Résultat : 49 morts, dont la majorité sont des jeunes pauvres, qui n’ont rien à se mettre sous la dent, qui dorment, tous les soirs, à ras du sol, sans matelas ni couvertures, gelés par le froid glacial de cette région montagneuse des hautes steppes de la Tunisie, souvent neigeuse. Parmi eux, des diplômés universitaires qui ont souffert pour gravir les marches du savoir et se sont retrouvés à la case départ, toujours victime de l’insupportable humiliation.

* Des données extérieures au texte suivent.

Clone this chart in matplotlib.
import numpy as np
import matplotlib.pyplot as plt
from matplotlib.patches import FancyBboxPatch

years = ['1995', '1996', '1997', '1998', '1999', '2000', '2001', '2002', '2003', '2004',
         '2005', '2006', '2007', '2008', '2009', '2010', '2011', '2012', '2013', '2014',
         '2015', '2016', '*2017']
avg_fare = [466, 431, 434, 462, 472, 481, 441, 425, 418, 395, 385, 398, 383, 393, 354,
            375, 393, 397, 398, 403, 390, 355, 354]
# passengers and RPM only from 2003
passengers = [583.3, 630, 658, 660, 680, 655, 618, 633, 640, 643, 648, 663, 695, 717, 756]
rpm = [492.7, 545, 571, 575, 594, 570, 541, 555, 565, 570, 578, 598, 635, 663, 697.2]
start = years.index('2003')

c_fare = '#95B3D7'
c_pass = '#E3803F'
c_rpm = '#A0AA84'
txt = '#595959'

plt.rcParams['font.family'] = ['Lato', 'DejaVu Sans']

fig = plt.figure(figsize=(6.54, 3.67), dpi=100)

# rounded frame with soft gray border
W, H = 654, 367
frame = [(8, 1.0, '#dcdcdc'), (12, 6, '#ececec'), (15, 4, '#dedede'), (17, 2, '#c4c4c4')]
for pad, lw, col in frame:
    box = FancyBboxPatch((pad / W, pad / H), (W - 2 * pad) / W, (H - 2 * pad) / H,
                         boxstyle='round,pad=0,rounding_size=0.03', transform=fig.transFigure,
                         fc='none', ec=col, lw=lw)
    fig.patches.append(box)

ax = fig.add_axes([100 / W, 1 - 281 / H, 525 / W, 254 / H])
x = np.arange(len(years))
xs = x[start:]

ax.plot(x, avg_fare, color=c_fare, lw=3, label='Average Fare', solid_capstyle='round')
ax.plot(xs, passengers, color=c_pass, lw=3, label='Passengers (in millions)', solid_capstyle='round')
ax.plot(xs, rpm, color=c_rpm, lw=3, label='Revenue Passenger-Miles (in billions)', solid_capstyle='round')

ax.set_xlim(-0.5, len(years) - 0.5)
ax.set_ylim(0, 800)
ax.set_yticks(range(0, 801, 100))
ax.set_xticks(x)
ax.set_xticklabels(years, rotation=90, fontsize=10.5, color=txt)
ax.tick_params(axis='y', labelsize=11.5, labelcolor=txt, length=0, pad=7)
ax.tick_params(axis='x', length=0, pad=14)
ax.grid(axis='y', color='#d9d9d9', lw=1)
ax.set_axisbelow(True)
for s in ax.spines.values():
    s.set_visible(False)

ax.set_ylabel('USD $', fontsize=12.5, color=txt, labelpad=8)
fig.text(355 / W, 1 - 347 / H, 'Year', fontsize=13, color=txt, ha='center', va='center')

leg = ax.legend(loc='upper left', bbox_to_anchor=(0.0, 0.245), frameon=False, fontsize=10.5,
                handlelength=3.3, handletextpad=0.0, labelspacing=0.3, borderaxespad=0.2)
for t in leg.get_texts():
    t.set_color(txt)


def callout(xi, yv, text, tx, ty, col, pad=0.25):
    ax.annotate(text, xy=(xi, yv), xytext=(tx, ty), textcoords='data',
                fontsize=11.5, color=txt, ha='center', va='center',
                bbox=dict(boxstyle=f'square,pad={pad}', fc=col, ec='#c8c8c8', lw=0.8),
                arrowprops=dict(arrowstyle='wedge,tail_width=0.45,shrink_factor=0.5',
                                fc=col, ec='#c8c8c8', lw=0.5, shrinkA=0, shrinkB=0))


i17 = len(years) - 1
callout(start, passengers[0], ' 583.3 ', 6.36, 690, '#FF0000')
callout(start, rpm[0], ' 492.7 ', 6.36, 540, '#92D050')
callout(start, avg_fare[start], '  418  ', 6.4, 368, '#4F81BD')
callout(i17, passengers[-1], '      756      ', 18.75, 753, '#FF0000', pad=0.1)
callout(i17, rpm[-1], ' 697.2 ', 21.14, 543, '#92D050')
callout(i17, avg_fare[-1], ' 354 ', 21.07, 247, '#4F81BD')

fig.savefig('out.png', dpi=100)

« Inutile de se référer aux statistiques officielles. Elles sont toujours fausses», fait observer Soufiane, un habitant de la ville. Il ajoute : « Dans mon entourage, rares sont ceux qui travaillent». Ici, comme ailleurs, la corruption est devenue un droit acquis. Il est donc impossible de décrocher un poste en ayant les poches vides. Le suicide de Mohamed Bouazizi à Sidi Bouzid ainsi que les huit martyrs de Thala ont enflammé la colère des Kasserinois.
«Les manifestants n’étaient pas violents, fait remarquer Sana. Certains, poussés par une envie aveugle de vengeance, ont brûlé quelques biens publics pour riposter contre les assassinats de leurs proches et de leurs voisins. Mais la majorité des dégâts sont causés par des bandits qui portaient des cagoules. Ces intrus ont même ouvert les portes du Magasin général (le seul espace commercial de la ville) sous l’œil de la police locale, pour inciter les gens à voler. Bien sûr, plusieurs pauvres se sont servis et c’est normal ! Sur le coup, personne n’a pu comprendre ce qui s’est passé»
La ville est aujourd’hui saccagée : les agences bancaires sont brûlées ; le magasin est volé ; les marchés et les quelques épiceries fonctionnelles n’ont pas de marchandises à vendre ; les chantiers sont en panne ; les usines sont fermées ; plusieurs projets sont avortés…«La situation va de mal en pis. Aujourd’hui, et malgré le sang versé, on a toujours du mal à manger et à se réchauffer», affirme Soufiane.
Il est conscient que la situation ne va pas se transformer à coups de baguette magique et qu’il faut beaucoup de temps et de patience pour fermer les brèches et panser les plaies. Mais, pour lui, il y a urgence à agir.
«La vie reprend, mais au ralenti. On a peur que les gens de la capitale, absorbés par la bataille politique, oublient nos besoins immédiats. Il faut toujours garder en tête que la révolte a été déclenchée, d’abord et avant tout, pour dénoncer une injustice sociale. Les familles des martyrs doivent être rémunérées le plus tôt possible. Les noms ne nous intéressent pas. Si on est aujourd’hui contre le RCD, c’est parce qu’il est le symbole de la pourriture politique. Une tache de plus dans notre histoire que nous devons nettoyer… Aujourd’hui, l’écho de l’avenir incertain nous fait plus peur que le bruit des mitrailleuses », observe encore Soufiane.